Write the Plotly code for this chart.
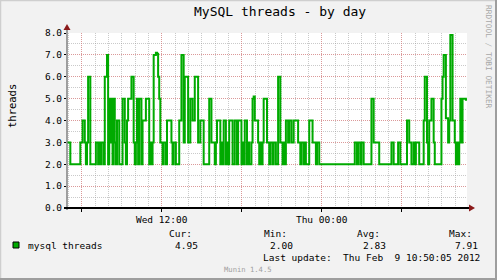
import plotly.graph_objects as go
import pandas as pd

# ---------------- data ----------------
threads = [
    3, 3, 3, 2, 2, 2, 2, 2, 2, 2, 2, 2, 3, 3, 4, 4, 3, 2, 3, 6,
    6, 2, 2, 2, 2, 2, 3, 3, 2, 3, 2, 3, 3, 2, 6, 6, 7, 2, 5, 3,
    5, 2, 5, 3, 2, 4, 4, 2, 2, 2, 5, 5, 3, 2, 4, 5, 5, 5, 6, 6,
    3, 2, 3, 5, 2, 5, 5, 2, 4, 4, 4, 5, 5, 5, 2, 3, 2, 3, 7, 7,
    7.1, 7.05, 6, 5, 3, 3, 2, 3, 3, 2, 4, 4, 4, 4, 3, 2, 3, 3, 2, 2,
    2, 4, 4, 7, 7, 3, 6, 6, 6, 3, 3, 5, 5, 4, 4, 6, 6, 6, 3, 3,
    4, 4, 4, 2, 2, 2, 2, 2, 5, 5, 3, 3, 3, 2, 3, 4, 4, 4, 2, 3,
    2, 4, 4, 2, 3, 2, 4, 4, 4, 2, 2, 4, 4, 2, 4, 4, 4, 2, 3, 2,
    4, 4, 2, 3, 2, 2, 3, 5, 5.1, 4, 4, 4, 3, 2, 3, 2, 3, 5, 5, 5,
    3, 3, 2, 3, 3, 2, 3, 3, 2, 2, 6, 6, 3, 3, 2, 3, 2, 4, 4, 3,
    4, 4, 3, 3, 4, 4, 4, 4, 3, 3, 2, 3, 3, 2, 3, 2, 2, 2, 4, 4,
    4, 3, 3, 3, 2, 3, 3, 2, 2, 2, 2, 2, 2, 2, 2, 2, 2, 2, 2, 2,
    2, 2, 2, 2, 2, 2, 2, 2, 2, 2, 2, 2, 2, 2, 2, 2, 2, 2, 2, 3,
    3, 2, 3, 3, 2, 3, 3, 2, 2, 2, 2, 2, 2, 2, 5, 5, 3, 3, 3, 3,
    3, 2, 2, 2, 2, 2, 2, 2, 2, 2, 2, 2, 3, 3, 2, 2, 2, 2, 3, 3,
    2, 2, 2, 2, 2, 2, 4, 4, 3, 3, 2, 2, 3, 2, 3, 3, 3, 2, 2, 2,
    2, 4, 6, 6, 3, 2, 4, 4, 5, 5, 3, 2, 2, 2, 2, 2, 2, 5, 6, 7,
    7, 4.1, 4.1, 3, 4, 7.91, 7.91, 4, 4, 3, 2, 3, 2, 3, 5, 3, 5, 5, 5, 4.95,
]
start_time = "2012-02-08 04:54:00"
end_time = "2012-02-09 10:54:00"
step = "5min"

x_tick_vals = ["2012-02-08 06:00", "2012-02-08 12:00", "2012-02-08 18:00",
               "2012-02-09 00:00", "2012-02-09 06:00"]
x_tick_text = ["", "Wed 12:00", "", "Thu 00:00", ""]
y_tick_vals = [0, 1, 2, 3, 4, 5, 6, 7, 8]
y_tick_text = ["0.0", "1.0", "2.0", "3.0", "4.0", "5.0", "6.0", "7.0", "8.0"]

series_name = "mysql threads"
stat_labels = ["Cur:", "Min:", "Avg:", "Max:"]
stat_values = ["4.95", "2.00", "2.83", "7.91"]
last_update = "Last update:  Thu Feb  9 10:50:05 2012"

# ---------------- layout geometry (pixels) ----------------
W, H = 497, 280
L, R, T, B = 67, 467, 33, 208
GREEN = "#00AA00"
MONO = "DejaVu Sans Mono"


def px(x):
    return (x - L) / (R - L)


def py(y):
    return (B - y) / (B - T)


edges = pd.date_range(start_time, periods=len(threads) + 1, freq=step)
yvals = threads + [threads[-1]]

fig = go.Figure()
fig.add_trace(go.Scatter(
    x=edges, y=yvals, mode="lines", line=dict(color=GREEN, width=2, shape="hv"),
    showlegend=False, hoverinfo="skip"))

major_grid = "rgba(230,120,120,0.6)"
minor_grid = "rgba(150,150,150,0.5)"

fig.update_layout(
    width=W, height=H,
    margin=dict(l=L, r=W - R, t=T, b=H - B),
    paper_bgcolor="#F2F2F2", plot_bgcolor="#FFFFFF",
    font=dict(family=MONO, size=10, color="#000000"),
    xaxis=dict(
        range=[start_time, end_time], type="date",
        tickmode="array", tickvals=x_tick_vals, ticktext=x_tick_text,
        showgrid=True, gridcolor=major_grid, griddash="1px,1px", gridwidth=1,
        ticks="outside", ticklen=3, tickcolor="#000000",
        tickfont=dict(family=MONO, size=9.5),
        minor=dict(dtick=3600000, tick0="2012-02-08 00:00", showgrid=True,
                   gridcolor=minor_grid, griddash="1px,1px", ticks=""),
        showline=False, zeroline=False, fixedrange=True,
    ),
    yaxis=dict(
        range=[0, 8], tickmode="array", tickvals=y_tick_vals, ticktext=y_tick_text,
        showgrid=True, gridcolor=major_grid, griddash="1px,1px", gridwidth=1,
        ticks="outside", ticklen=2, tickcolor="#000000",
        tickfont=dict(family=MONO, size=9.5),
        minor=dict(dtick=0.5, showgrid=True, gridcolor=minor_grid,
                   griddash="1px,1px", ticks=""),
        showline=False, zeroline=False, fixedrange=True,
    ),
)

shapes = []
# y axis line (gray) with arrow head on top
shapes.append(dict(type="line", xref="paper", yref="paper", x0=0, x1=0,
                   y0=py(B + 2), y1=py(T - 4), line=dict(color="#808080", width=1.5)))
shapes.append(dict(type="path", xref="paper", yref="paper",
                   path=f"M {px(L-3.5)} {py(T-3)} L {px(L+3.5)} {py(T-3)} L {px(L)} {py(T-9)} Z",
                   fillcolor="#8B1A1A", line=dict(width=0)))
# x axis line (black) with arrow head at right
shapes.append(dict(type="line", xref="paper", yref="paper", x0=px(L - 3), x1=px(R + 3),
                   y0=0, y1=0, line=dict(color="#000000", width=2)))
shapes.append(dict(type="path", xref="paper", yref="paper",
                   path=f"M {px(R+2)} {py(B-3.5)} L {px(R+2)} {py(B+3.5)} L {px(R+8)} {py(B)} Z",
                   fillcolor="#8B1A1A", line=dict(width=0)))
# legend colour box
shapes.append(dict(type="rect", xref="paper", yref="paper",
                   x0=px(13), x1=px(19), y0=py(248), y1=py(242),
                   fillcolor=GREEN, line=dict(color="#000000", width=1)))
# frame shading
shapes.append(dict(type="line", xref="paper", yref="paper", x0=px(0.5), x1=px(0.5),
                   y0=py(0), y1=py(H), line=dict(color="#CFCFCF", width=1.5)))
shapes.append(dict(type="line", xref="paper", yref="paper", x0=px(0), x1=px(W),
                   y0=py(0.5), y1=py(0.5), line=dict(color="#CFCFCF", width=1.5)))
shapes.append(dict(type="line", xref="paper", yref="paper", x0=px(W - 1), x1=px(W - 1),
                   y0=py(0), y1=py(H), line=dict(color="#9E9E9E", width=2)))
shapes.append(dict(type="line", xref="paper", yref="paper", x0=px(0), x1=px(W),
                   y0=py(H - 1), y1=py(H - 1), line=dict(color="#9E9E9E", width=2)))
fig.update_layout(shapes=shapes)


def nb(s):
    return s.replace(" ", "\u00a0")


ann = []
ann.append(dict(text=nb("MySQL threads - by day"), x=px(280), y=py(12), xref="paper", yref="paper",
                showarrow=False, xanchor="center", yanchor="middle",
                font=dict(family=MONO, size=13, color="#000000")))
ann.append(dict(text="threads", x=px(12), y=py(106), xref="paper", yref="paper",
                showarrow=False, xanchor="center", yanchor="middle", textangle=-90,
                font=dict(family=MONO, size=10.5, color="#000000")))
ann.append(dict(text=nb("RRDTOOL / TOBI OETIKER"), x=px(489), y=py(57), xref="paper", yref="paper",
                showarrow=False, xanchor="center", yanchor="middle", textangle=90,
                font=dict(family=MONO, size=7.8, color="#A8A8A8")))
stat_label_x = [167, 262, 355, 447]
stat_value_x = [173, 268, 361, 453]
for lab, lx in zip(stat_labels, stat_label_x):
    ann.append(dict(text=lab, x=px(lx), y=py(233), xref="paper", yref="paper",
                    showarrow=False, xanchor="left", yanchor="middle",
                    font=dict(family=MONO, size=9.5)))
for val, vx in zip(stat_values, stat_value_x):
    ann.append(dict(text=val, x=px(vx), y=py(245), xref="paper", yref="paper",
                    showarrow=False, xanchor="left", yanchor="middle",
                    font=dict(family=MONO, size=9.5)))
ann.append(dict(text=nb(series_name), x=px(26), y=py(245), xref="paper", yref="paper",
                showarrow=False, xanchor="left", yanchor="middle",
                font=dict(family=MONO, size=9.5)))
ann.append(dict(text=nb(last_update), x=px(261), y=py(257), xref="paper", yref="paper",
                showarrow=False, xanchor="left", yanchor="middle",
                font=dict(family=MONO, size=9.5)))
ann.append(dict(text=nb("Munin 1.4.5"), x=px(248), y=py(269), xref="paper", yref="paper",
                showarrow=False, xanchor="center", yanchor="middle",
                font=dict(family=MONO, size=7.2, color="#A0A0A0")))
fig.update_layout(annotations=ann)

fig.write_html("out.html")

EXERCISE AIM: Restate the material word for word from its first line through the line containing "import pandas as pd", both included; the pictures do not belong in it.

TASK OUTPUT:
Write the Plotly code for this chart.
import plotly.graph_objects as go
import pandas as pd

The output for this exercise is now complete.